Requirement:
Would you transcribe the whole listing exactly, minus its pictures?

Supplied data:

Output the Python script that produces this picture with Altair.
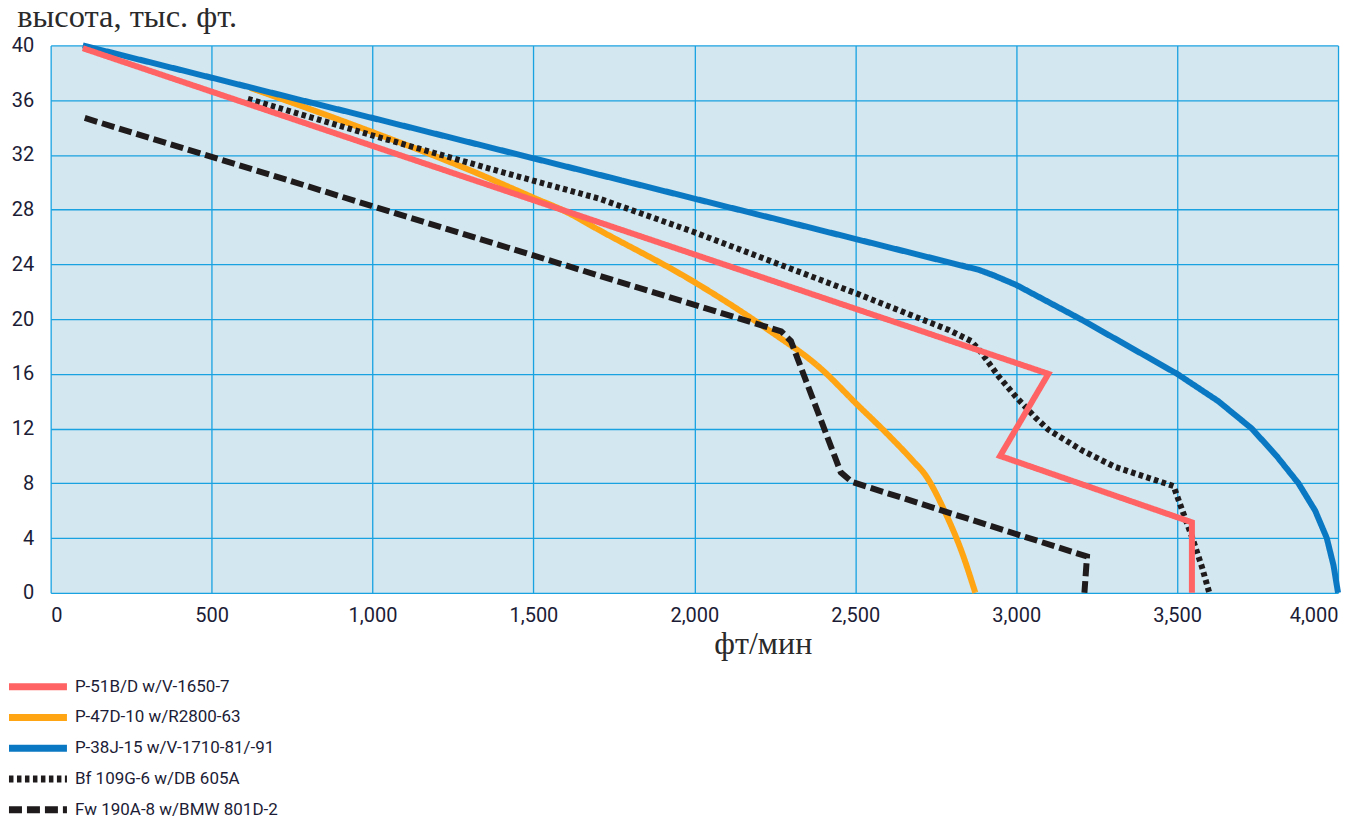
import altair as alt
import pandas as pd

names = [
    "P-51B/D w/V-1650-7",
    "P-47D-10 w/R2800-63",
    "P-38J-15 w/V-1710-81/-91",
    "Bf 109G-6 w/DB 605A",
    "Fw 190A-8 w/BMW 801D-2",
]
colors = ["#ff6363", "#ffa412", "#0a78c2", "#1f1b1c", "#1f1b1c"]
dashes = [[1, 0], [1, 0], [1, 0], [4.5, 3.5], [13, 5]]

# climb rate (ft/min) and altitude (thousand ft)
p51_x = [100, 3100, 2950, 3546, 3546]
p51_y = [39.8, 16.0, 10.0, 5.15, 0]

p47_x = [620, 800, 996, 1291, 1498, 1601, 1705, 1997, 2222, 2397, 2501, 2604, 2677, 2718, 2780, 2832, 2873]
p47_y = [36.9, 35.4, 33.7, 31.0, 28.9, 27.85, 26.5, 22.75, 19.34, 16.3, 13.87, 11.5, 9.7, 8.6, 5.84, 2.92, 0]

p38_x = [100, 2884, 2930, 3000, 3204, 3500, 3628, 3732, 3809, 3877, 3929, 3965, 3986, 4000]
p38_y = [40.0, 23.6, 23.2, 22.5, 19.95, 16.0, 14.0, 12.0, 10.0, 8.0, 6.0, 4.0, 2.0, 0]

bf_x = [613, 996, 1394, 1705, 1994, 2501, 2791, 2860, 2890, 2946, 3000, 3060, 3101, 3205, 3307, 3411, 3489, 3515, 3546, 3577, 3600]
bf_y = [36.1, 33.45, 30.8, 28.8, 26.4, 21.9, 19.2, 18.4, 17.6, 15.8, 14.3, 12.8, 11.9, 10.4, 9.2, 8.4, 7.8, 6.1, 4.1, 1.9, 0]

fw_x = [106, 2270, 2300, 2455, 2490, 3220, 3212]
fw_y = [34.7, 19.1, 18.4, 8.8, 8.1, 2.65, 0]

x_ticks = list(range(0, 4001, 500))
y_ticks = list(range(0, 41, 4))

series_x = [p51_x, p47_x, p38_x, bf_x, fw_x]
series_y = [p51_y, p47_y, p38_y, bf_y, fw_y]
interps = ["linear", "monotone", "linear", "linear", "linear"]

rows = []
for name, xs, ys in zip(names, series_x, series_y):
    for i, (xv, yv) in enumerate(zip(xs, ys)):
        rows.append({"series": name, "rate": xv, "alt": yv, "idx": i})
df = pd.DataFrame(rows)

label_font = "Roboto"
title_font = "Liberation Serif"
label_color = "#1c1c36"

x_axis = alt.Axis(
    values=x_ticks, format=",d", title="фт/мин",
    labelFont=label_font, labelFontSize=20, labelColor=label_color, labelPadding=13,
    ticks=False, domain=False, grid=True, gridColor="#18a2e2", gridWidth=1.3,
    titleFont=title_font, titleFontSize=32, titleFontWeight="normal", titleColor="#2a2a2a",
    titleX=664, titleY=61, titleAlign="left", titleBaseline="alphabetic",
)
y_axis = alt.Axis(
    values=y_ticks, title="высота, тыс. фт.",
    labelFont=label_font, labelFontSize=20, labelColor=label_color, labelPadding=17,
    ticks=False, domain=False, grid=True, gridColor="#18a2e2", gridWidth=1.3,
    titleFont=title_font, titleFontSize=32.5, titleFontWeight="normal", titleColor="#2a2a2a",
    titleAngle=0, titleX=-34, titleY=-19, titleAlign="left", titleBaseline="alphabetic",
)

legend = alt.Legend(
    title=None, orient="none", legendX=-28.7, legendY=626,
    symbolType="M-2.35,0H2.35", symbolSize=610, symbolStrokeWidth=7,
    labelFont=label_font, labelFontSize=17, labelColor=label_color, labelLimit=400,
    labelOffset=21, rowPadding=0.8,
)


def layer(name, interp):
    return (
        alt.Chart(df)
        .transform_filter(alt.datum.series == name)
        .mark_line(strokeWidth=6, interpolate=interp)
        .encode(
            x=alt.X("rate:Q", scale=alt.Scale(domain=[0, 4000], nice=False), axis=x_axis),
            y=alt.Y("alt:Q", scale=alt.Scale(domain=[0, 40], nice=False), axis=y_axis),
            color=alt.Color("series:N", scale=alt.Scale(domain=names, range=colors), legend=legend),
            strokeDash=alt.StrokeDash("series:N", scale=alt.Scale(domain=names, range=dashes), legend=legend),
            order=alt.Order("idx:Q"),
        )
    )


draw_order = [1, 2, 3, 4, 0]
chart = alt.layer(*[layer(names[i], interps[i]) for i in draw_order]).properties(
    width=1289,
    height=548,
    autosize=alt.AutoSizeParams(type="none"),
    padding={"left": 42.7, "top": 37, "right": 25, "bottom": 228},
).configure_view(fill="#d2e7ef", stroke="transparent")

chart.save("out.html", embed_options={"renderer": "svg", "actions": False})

Task solution:
Output the Python script that produces this picture with Altair.
import altair as alt
import pandas as pd

names = [
    "P-51B/D w/V-1650-7",
    "P-47D-10 w/R2800-63",
    "P-38J-15 w/V-1710-81/-91",
    "Bf 109G-6 w/DB 605A",
    "Fw 190A-8 w/BMW 801D-2",
]
colors = ["#ff6363", "#ffa412", "#0a78c2", "#1f1b1c", "#1f1b1c"]
dashes = [[1, 0], [1, 0], [1, 0], [4.5, 3.5], [13, 5]]

# climb rate (ft/min) and altitude (thousand ft)
p51_x = [100, 3100, 2950, 3546, 3546]
p51_y = [39.8, 16.0, 10.0, 5.15, 0]

p47_x = [620, 800, 996, 1291, 1498, 1601, 1705, 1997, 2222, 2397, 2501, 2604, 2677, 2718, 2780, 2832, 2873]
p47_y = [36.9, 35.4, 33.7, 31.0, 28.9, 27.85, 26.5, 22.75, 19.34, 16.3, 13.87, 11.5, 9.7, 8.6, 5.84, 2.92, 0]

p38_x = [100, 2884, 2930, 3000, 3204, 3500, 3628, 3732, 3809, 3877, 3929, 3965, 3986, 4000]
p38_y = [40.0, 23.6, 23.2, 22.5, 19.95, 16.0, 14.0, 12.0, 10.0, 8.0, 6.0, 4.0, 2.0, 0]

bf_x = [613, 996, 1394, 1705, 1994, 2501, 2791, 2860, 2890, 2946, 3000, 3060, 3101, 3205, 3307, 3411, 3489, 3515, 3546, 3577, 3600]
bf_y = [36.1, 33.45, 30.8, 28.8, 26.4, 21.9, 19.2, 18.4, 17.6, 15.8, 14.3, 12.8, 11.9, 10.4, 9.2, 8.4, 7.8, 6.1, 4.1, 1.9, 0]

fw_x = [106, 2270, 2300, 2455, 2490, 3220, 3212]
fw_y = [34.7, 19.1, 18.4, 8.8, 8.1, 2.65, 0]

x_ticks = list(range(0, 4001, 500))
y_ticks = list(range(0, 41, 4))

series_x = [p51_x, p47_x, p38_x, bf_x, fw_x]
series_y = [p51_y, p47_y, p38_y, bf_y, fw_y]
interps = ["linear", "monotone", "linear", "linear", "linear"]

rows = []
for name, xs, ys in zip(names, series_x, series_y):
    for i, (xv, yv) in enumerate(zip(xs, ys)):
        rows.append({"series": name, "rate": xv, "alt": yv, "idx": i})
df = pd.DataFrame(rows)

label_font = "Roboto"
title_font = "Liberation Serif"
label_color = "#1c1c36"

x_axis = alt.Axis(
    values=x_ticks, format=",d", title="фт/мин",
    labelFont=label_font, labelFontSize=20, labelColor=label_color, labelPadding=13,
    ticks=False, domain=False, grid=True, gridColor="#18a2e2", gridWidth=1.3,
    titleFont=title_font, titleFontSize=32, titleFontWeight="normal", titleColor="#2a2a2a",
    titleX=664, titleY=61, titleAlign="left", titleBaseline="alphabetic",
)
y_axis = alt.Axis(
    values=y_ticks, title="высота, тыс. фт.",
    labelFont=label_font, labelFontSize=20, labelColor=label_color, labelPadding=17,
    ticks=False, domain=False, grid=True, gridColor="#18a2e2", gridWidth=1.3,
    titleFont=title_font, titleFontSize=32.5, titleFontWeight="normal", titleColor="#2a2a2a",
    titleAngle=0, titleX=-34, titleY=-19, titleAlign="left", titleBaseline="alphabetic",
)

legend = alt.Legend(
    title=None, orient="none", legendX=-28.7, legendY=626,
    symbolType="M-2.35,0H2.35", symbolSize=610, symbolStrokeWidth=7,
    labelFont=label_font, labelFontSize=17, labelColor=label_color, labelLimit=400,
    labelOffset=21, rowPadding=0.8,
)


def layer(name, interp):
    return (
        alt.Chart(df)
        .transform_filter(alt.datum.series == name)
        .mark_line(strokeWidth=6, interpolate=interp)
        .encode(
            x=alt.X("rate:Q", scale=alt.Scale(domain=[0, 4000], nice=False), axis=x_axis),
            y=alt.Y("alt:Q", scale=alt.Scale(domain=[0, 40], nice=False), axis=y_axis),
            color=alt.Color("series:N", scale=alt.Scale(domain=names, range=colors), legend=legend),
            strokeDash=alt.StrokeDash("series:N", scale=alt.Scale(domain=names, range=dashes), legend=legend),
            order=alt.Order("idx:Q"),
        )
    )


draw_order = [1, 2, 3, 4, 0]
chart = alt.layer(*[layer(names[i], interps[i]) for i in draw_order]).properties(
    width=1289,
    height=548,
    autosize=alt.AutoSizeParams(type="none"),
    padding={"left": 42.7, "top": 37, "right": 25, "bottom": 228},
).configure_view(fill="#d2e7ef", stroke="transparent")

chart.save("out.html", embed_options={"renderer": "svg", "actions": False})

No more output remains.